在说os.walk前,我们先在ipython3中help一下,打印如下
Help on function walk in module os:
walk(top, topdown=True, onerror=None, followlinks=False)
Directory tree generator.
For each directory in the directory tree rooted at top (including top
itself, but excluding '.' and '..'), yields a 3-tuple,dirpath, dirnames, filenames
dirpath is a string, the path to the directory. dirnames is a list of
the names of the subdirectories in dirpath (excluding '.' and '..').
filenames is a list of the names of the non-directory files in dirpath.
Note that the names in the lists are just names, with no path components.
To get a full path (which begins with top) to a file or directory in
dirpath, do os.path.join(dirpath, name).
If optional arg 'topdown' is true or not specified, the triple for a
directory is generated before the triples for any of its subdirectories
(directories are generated top down).
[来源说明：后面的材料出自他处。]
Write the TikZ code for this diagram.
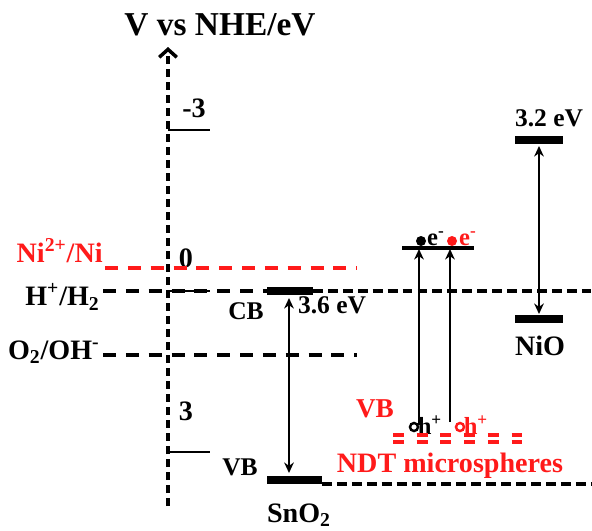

If topdown is false, the triple
for a directory is generated after the triples for all of its
subdirectories (directories are generated bottom up).
函数声明如下
os.walk(top, topdown=True, onerror=None, followlinks=False)
os.walk返回一个生成器,每次遍历返回的对象是一个元组,元组中包含三个元素:
dirpath:当前遍历的文件夹的路径,类型为字符串;
dirname:当前遍历的文件夹下的子文件夹的名字,类型为列表;
filenames:当前遍历的文件夹下的文件的名字,类型为列表;
参数说明:
top:需要遍历的目录
topdown:topdown为True则优先遍历顶层目录,topdown为False则优先遍历子目录
onerror:异常时的回调
followlinks:followlinks如果为真,则会遍历目录下的快捷方式实际所指的目录(默认关闭)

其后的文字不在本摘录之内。